What is expected - Only the lines from the top of the listing below to the line that has "y_scale = alt.Scale(domain=Y_DOMAIN, nice=False)" should be echoed, with both ends kept and pictures left out.

Data segment -
━━━━

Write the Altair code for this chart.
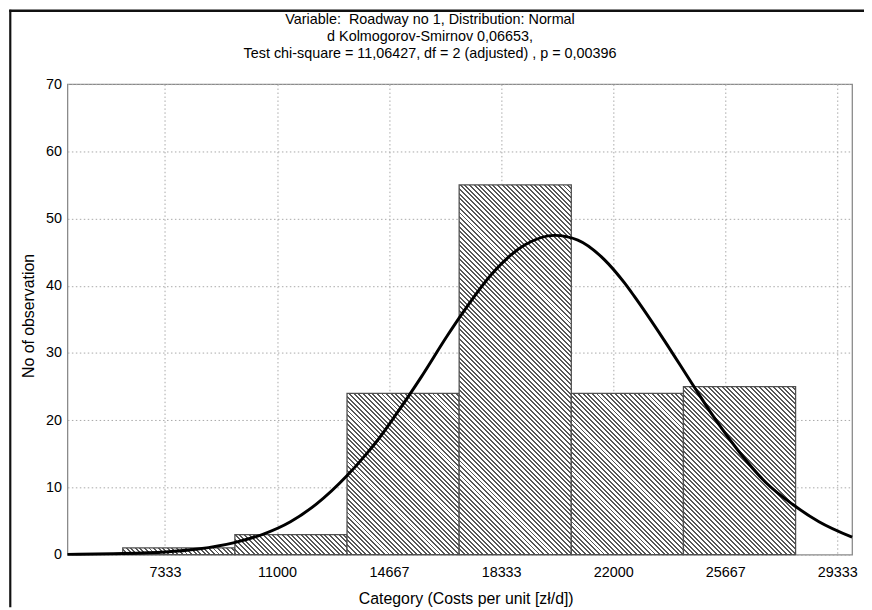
import altair as alt
import pandas as pd

# ---------------- data ----------------
title_lines = [
    "Variable:  Roadway no 1, Distribution: Normal",
    "d Kolmogorov-Smirnov 0,06653,",
    "Test chi-square = 11,06427, df = 2 (adjusted) , p = 0,00396",
]
x_title = "Category (Costs per unit [zł/d])"
y_title = "No of observation"

bin_start = [5950, 9620, 13290, 16960, 20630, 24300]
bin_end = [9620, 13290, 16960, 20630, 24300, 27970]
counts = [1, 3, 24, 55, 24, 25]

curve_x = [4142, 5636, 7333, 8413, 9603, 10576, 11439, 12305, 13278, 13927,
           14251, 14900, 15700, 16576, 17063, 18036, 19115, 20088, 20844,
           21710, 22358, 22682, 23655, 24573, 25274, 26140, 27004, 27869,
           28735, 29820]
curve_y = [0.05, 0.15, 0.4, 0.85, 1.8, 3.1, 4.9, 7.6, 11.7, 15.0,
           16.8, 20.9, 26.3, 32.6, 35.9, 41.8, 46.1, 47.5, 46.8,
           43.9, 40.5, 38.5, 32.0, 25.5, 20.6, 15.2, 10.7, 7.5,
           4.9, 2.6]

x_ticks = [7333.33, 11000, 14666.67, 18333.33, 22000, 25666.67, 29333.33]
y_ticks = [0, 10, 20, 30, 40, 50, 60, 70]

# ---------------- layout / style ----------------
X_DOMAIN = [4140, 29820]
Y_DOMAIN = [0, 70]
PLOT_W, PLOT_H = 792, 475
PAD = {"left": 60, "top": 74, "right": 12, "bottom": 53}
FONT = "Liberation Sans"
HATCH_DARK = "#575757"
HATCH_LIGHT = "#ffffff"
HATCH_PERIOD = 4.7   # horizontal period of hatch lines, px
HATCH_FRAC = 0.42
TITLE_X = 366
TITLE_Y = [-65, -47.5, -30]
TITLE_SIZE = 14.5

bars_df = pd.DataFrame({
    "idx": list(range(len(counts))),
    "start": bin_start,
    "end": bin_end,
    "count": counts,
    "base": [0] * len(counts),
})
curve_df = pd.DataFrame({"x": curve_x, "y": curve_y})

x_scale = alt.Scale(domain=X_DOMAIN, nice=False, zero=False)
y_scale = alt.Scale(domain=Y_DOMAIN, nice=False)

x_axis = alt.Axis(
    values=x_ticks, format=".0f", title=x_title, grid=True,
    gridColor="#a8a8a8", gridDash=[1.5, 2.5], gridWidth=1,
    ticks=False, domain=False, labelFont=FONT, labelFontSize=14.5,
    labelColor="#000", labelPadding=11, labelFlush=False, labelOverlap=False,
    titleFont=FONT, titleFontSize=16, titleFontWeight="normal",
    titleColor="#000", titleX=402, titleY=44, titleBaseline="middle",
    titleAlign="center",
)
y_axis = alt.Axis(
    values=y_ticks, title=y_title, grid=True,
    gridColor="#a8a8a8", gridDash=[1.5, 2.5], gridWidth=1,
    ticks=False, domain=False, labelFont=FONT, labelFontSize=14.5,
    labelColor="#000", labelPadding=6, labelFlush=False,
    titleFont=FONT, titleFontSize=16, titleFontWeight="normal",
    titleColor="#000", titleX=-39, titleY=PLOT_H / 2 - 4, titleAngle=270,
    titleBaseline="middle", titleAlign="center",
)


def hatch_gradient(w_px, h_px):
    """Diagonal '\\' hatch as a striped linear gradient in bbox units."""
    h_px = max(h_px, 1.0)
    s = (w_px + h_px) / (w_px ** 2 + h_px ** 2)
    n = max(1, int(round((w_px + h_px) / HATCH_PERIOD)))
    stops = []
    for k in range(n):
        a = k / n
        b = (k + HATCH_FRAC) / n
        c = (k + 1) / n
        stops += [
            {"offset": round(a, 5), "color": HATCH_DARK},
            {"offset": round(b, 5), "color": HATCH_DARK},
            {"offset": round(b, 5), "color": HATCH_LIGHT},
            {"offset": round(c, 5), "color": HATCH_LIGHT},
        ]
    return {
        "gradient": "linear",
        "x1": 0, "y1": 1,
        "x2": s * w_px, "y2": 1 - s * h_px,
        "stops": stops,
    }


px_per_x = PLOT_W / (X_DOMAIN[1] - X_DOMAIN[0])
px_per_y = PLOT_H / (Y_DOMAIN[1] - Y_DOMAIN[0])

layers = []
for i in range(len(counts)):
    w = (bin_end[i] - bin_start[i]) * px_per_x
    h = counts[i] * px_per_y
    layers.append(
        alt.Chart(bars_df)
        .transform_filter(alt.datum.idx == i)
        .mark_rect(fill=hatch_gradient(w, h), stroke="#505050", strokeWidth=1.3)
        .encode(
            x=alt.X("start:Q", scale=x_scale, axis=x_axis),
            x2="end:Q",
            y=alt.Y("count:Q", scale=y_scale, axis=y_axis),
            y2="base:Q",
        )
    )

curve = (
    alt.Chart(curve_df)
    .mark_line(color="#000000", strokeWidth=3, interpolate="monotone")
    .encode(
        x=alt.X("x:Q", scale=x_scale, axis=x_axis),
        y=alt.Y("y:Q", scale=y_scale, axis=y_axis),
    )
)
layers.append(curve)

frame_df = pd.DataFrame({"k": [0]})
left_frame = alt.Chart(frame_df).mark_rule(color="#111111", strokeWidth=2.2).encode(
    x=alt.value(-57.7), y=alt.value(-75), y2=alt.value(PLOT_H + PAD["bottom"])
)
top_frame = alt.Chart(frame_df).mark_rule(color="#111111", strokeWidth=2.5).encode(
    x=alt.value(-58.8), x2=alt.value(PLOT_W + PAD["right"]), y=alt.value(-74)
)
layers += [left_frame, top_frame]

for line, ty in zip(title_lines, TITLE_Y):
    shown = line.replace("  ", " \u00a0")  # keep the double space visible
    layers.append(
        alt.Chart(frame_df)
        .mark_text(font=FONT, fontSize=TITLE_SIZE, color="#000", align="center",
                   baseline="middle")
        .encode(x=alt.value(TITLE_X), y=alt.value(ty), text=alt.value(shown))
    )

chart = (
    alt.layer(*layers)
    .properties(
        width=PLOT_W,
        height=PLOT_H,
        padding=PAD,
        autosize=alt.AutoSizeParams(type="none"),
        background="white",
    )
    .configure_view(stroke="#8a8a8a", strokeWidth=1.3)
)

chart.save("out.html", embed_options={"renderer": "svg", "actions": False})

━━━━

Task solution -
Write the Altair code for this chart.
import altair as alt
import pandas as pd

# ---------------- data ----------------
title_lines = [
    "Variable:  Roadway no 1, Distribution: Normal",
    "d Kolmogorov-Smirnov 0,06653,",
    "Test chi-square = 11,06427, df = 2 (adjusted) , p = 0,00396",
]
x_title = "Category (Costs per unit [zł/d])"
y_title = "No of observation"

bin_start = [5950, 9620, 13290, 16960, 20630, 24300]
bin_end = [9620, 13290, 16960, 20630, 24300, 27970]
counts = [1, 3, 24, 55, 24, 25]

curve_x = [4142, 5636, 7333, 8413, 9603, 10576, 11439, 12305, 13278, 13927,
           14251, 14900, 15700, 16576, 17063, 18036, 19115, 20088, 20844,
           21710, 22358, 22682, 23655, 24573, 25274, 26140, 27004, 27869,
           28735, 29820]
curve_y = [0.05, 0.15, 0.4, 0.85, 1.8, 3.1, 4.9, 7.6, 11.7, 15.0,
           16.8, 20.9, 26.3, 32.6, 35.9, 41.8, 46.1, 47.5, 46.8,
           43.9, 40.5, 38.5, 32.0, 25.5, 20.6, 15.2, 10.7, 7.5,
           4.9, 2.6]

x_ticks = [7333.33, 11000, 14666.67, 18333.33, 22000, 25666.67, 29333.33]
y_ticks = [0, 10, 20, 30, 40, 50, 60, 70]

# ---------------- layout / style ----------------
X_DOMAIN = [4140, 29820]
Y_DOMAIN = [0, 70]
PLOT_W, PLOT_H = 792, 475
PAD = {"left": 60, "top": 74, "right": 12, "bottom": 53}
FONT = "Liberation Sans"
HATCH_DARK = "#575757"
HATCH_LIGHT = "#ffffff"
HATCH_PERIOD = 4.7   # horizontal period of hatch lines, px
HATCH_FRAC = 0.42
TITLE_X = 366
TITLE_Y = [-65, -47.5, -30]
TITLE_SIZE = 14.5

bars_df = pd.DataFrame({
    "idx": list(range(len(counts))),
    "start": bin_start,
    "end": bin_end,
    "count": counts,
    "base": [0] * len(counts),
})
curve_df = pd.DataFrame({"x": curve_x, "y": curve_y})

x_scale = alt.Scale(domain=X_DOMAIN, nice=False, zero=False)
y_scale = alt.Scale(domain=Y_DOMAIN, nice=False)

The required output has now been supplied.